> WORK TO BE COMPLETED: Retype every line from the start of the data down to and including the line with "prev_close = 17730". Skip the pictures.

> RAW DATA:
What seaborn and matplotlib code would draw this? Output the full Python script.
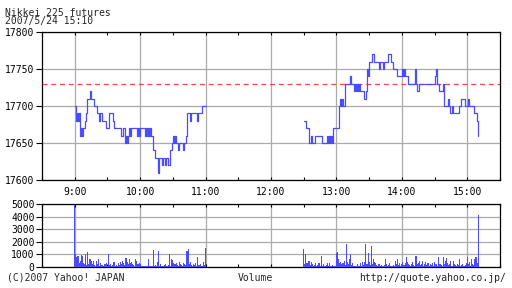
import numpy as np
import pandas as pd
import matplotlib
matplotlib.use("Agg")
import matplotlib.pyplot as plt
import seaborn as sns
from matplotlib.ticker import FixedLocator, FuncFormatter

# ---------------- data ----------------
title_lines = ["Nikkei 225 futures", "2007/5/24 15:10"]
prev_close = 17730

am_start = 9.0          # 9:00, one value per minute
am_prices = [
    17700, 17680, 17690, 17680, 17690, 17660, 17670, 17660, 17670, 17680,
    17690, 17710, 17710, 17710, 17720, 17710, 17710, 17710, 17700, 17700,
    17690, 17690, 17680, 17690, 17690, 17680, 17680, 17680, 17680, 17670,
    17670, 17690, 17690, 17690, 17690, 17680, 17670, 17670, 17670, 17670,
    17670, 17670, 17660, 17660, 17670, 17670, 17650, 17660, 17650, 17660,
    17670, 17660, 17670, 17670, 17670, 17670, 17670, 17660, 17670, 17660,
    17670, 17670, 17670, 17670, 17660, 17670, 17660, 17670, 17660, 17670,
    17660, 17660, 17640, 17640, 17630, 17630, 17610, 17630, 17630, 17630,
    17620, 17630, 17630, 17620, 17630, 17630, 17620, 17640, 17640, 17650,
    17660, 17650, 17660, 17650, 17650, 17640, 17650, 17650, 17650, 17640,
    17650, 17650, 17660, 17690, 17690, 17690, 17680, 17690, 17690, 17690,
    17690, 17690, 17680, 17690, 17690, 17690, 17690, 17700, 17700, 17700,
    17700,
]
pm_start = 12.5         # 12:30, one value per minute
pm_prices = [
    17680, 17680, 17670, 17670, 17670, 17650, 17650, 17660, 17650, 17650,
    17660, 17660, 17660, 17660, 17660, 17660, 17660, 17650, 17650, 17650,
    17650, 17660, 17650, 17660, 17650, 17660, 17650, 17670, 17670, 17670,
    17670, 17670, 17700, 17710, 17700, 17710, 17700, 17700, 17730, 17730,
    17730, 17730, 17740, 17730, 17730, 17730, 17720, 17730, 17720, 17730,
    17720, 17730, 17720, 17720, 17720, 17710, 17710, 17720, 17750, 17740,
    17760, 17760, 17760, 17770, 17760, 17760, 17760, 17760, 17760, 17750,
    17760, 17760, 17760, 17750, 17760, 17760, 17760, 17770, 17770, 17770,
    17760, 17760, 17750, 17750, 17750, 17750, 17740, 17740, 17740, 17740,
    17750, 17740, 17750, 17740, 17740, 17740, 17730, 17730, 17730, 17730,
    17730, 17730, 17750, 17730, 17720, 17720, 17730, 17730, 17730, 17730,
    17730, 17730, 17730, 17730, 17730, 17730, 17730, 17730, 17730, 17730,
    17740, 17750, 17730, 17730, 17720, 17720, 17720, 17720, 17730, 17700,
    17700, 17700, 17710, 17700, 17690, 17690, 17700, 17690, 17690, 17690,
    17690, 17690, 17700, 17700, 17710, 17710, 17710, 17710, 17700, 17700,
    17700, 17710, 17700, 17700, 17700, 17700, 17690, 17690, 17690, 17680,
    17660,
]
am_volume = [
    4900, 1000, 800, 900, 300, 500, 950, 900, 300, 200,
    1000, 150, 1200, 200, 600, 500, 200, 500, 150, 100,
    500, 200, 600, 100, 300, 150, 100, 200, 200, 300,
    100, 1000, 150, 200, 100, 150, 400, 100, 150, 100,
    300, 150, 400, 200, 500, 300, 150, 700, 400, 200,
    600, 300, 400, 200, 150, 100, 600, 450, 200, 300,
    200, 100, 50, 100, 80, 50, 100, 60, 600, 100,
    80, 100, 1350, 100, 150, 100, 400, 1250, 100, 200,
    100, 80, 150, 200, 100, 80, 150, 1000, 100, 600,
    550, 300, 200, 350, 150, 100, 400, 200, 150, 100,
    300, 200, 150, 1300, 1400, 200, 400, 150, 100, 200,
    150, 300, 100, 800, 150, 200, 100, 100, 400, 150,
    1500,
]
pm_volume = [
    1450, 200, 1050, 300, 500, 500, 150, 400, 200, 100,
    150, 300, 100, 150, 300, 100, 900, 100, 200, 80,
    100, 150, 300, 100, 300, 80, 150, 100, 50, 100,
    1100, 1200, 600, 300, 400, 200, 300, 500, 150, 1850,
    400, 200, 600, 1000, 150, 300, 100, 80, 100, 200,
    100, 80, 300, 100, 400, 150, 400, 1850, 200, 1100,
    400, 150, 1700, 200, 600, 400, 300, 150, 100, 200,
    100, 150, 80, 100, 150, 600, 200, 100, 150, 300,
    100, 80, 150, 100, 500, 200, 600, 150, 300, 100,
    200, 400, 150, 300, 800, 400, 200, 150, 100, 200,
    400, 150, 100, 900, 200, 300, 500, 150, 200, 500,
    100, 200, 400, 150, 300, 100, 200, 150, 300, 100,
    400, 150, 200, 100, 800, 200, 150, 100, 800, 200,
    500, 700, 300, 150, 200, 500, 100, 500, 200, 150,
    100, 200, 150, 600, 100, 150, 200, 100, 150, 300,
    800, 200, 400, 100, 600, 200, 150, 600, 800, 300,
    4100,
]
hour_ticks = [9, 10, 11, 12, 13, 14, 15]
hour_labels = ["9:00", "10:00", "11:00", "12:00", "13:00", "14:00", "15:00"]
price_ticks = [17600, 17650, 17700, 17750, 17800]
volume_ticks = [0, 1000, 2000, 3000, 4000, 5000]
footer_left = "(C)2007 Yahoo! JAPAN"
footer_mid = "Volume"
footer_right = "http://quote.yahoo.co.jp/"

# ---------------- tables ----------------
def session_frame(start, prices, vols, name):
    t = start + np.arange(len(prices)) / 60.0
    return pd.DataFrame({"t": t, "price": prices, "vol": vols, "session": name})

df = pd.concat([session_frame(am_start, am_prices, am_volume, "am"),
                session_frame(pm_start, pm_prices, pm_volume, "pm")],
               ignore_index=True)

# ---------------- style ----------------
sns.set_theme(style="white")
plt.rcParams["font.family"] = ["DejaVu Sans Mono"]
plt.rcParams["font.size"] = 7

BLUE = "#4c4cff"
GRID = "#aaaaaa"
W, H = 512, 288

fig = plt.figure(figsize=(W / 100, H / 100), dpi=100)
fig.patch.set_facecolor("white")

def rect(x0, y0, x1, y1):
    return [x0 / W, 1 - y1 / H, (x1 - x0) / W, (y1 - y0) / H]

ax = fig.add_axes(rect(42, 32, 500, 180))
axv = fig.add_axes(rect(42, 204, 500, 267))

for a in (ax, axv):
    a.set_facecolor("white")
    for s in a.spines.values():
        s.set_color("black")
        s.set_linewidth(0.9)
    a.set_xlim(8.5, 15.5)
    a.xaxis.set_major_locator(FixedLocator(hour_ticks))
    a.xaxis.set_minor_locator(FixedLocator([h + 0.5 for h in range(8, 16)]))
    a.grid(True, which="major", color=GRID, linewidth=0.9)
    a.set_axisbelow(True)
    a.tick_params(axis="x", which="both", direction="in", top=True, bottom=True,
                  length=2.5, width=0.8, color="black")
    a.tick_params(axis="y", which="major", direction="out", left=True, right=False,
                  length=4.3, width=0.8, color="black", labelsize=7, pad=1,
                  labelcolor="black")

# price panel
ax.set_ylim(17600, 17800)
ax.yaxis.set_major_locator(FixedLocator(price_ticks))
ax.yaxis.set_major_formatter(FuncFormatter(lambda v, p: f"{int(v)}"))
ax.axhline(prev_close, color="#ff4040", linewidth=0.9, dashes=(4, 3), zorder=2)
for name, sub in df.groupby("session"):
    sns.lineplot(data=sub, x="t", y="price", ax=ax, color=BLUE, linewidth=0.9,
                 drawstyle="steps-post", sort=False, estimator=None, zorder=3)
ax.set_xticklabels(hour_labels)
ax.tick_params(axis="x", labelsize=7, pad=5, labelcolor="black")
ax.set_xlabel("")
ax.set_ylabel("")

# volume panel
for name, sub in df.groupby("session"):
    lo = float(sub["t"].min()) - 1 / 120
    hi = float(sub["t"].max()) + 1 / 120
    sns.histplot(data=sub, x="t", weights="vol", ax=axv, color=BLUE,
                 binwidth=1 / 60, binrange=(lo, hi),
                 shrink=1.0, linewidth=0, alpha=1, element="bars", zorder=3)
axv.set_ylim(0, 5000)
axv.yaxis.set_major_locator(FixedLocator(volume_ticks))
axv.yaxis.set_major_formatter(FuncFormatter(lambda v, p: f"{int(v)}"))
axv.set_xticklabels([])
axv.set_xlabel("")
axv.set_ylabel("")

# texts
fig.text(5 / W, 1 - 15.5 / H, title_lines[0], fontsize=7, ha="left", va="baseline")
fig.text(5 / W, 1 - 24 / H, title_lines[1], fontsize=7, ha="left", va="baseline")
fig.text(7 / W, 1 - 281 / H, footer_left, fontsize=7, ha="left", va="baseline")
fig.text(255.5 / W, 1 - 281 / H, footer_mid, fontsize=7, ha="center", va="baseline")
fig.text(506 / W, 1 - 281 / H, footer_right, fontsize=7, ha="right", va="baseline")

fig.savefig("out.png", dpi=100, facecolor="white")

> TASK RESPONSE:
What seaborn and matplotlib code would draw this? Output the full Python script.
import numpy as np
import pandas as pd
import matplotlib
matplotlib.use("Agg")
import matplotlib.pyplot as plt
import seaborn as sns
from matplotlib.ticker import FixedLocator, FuncFormatter

# ---------------- data ----------------
title_lines = ["Nikkei 225 futures", "2007/5/24 15:10"]
prev_close = 17730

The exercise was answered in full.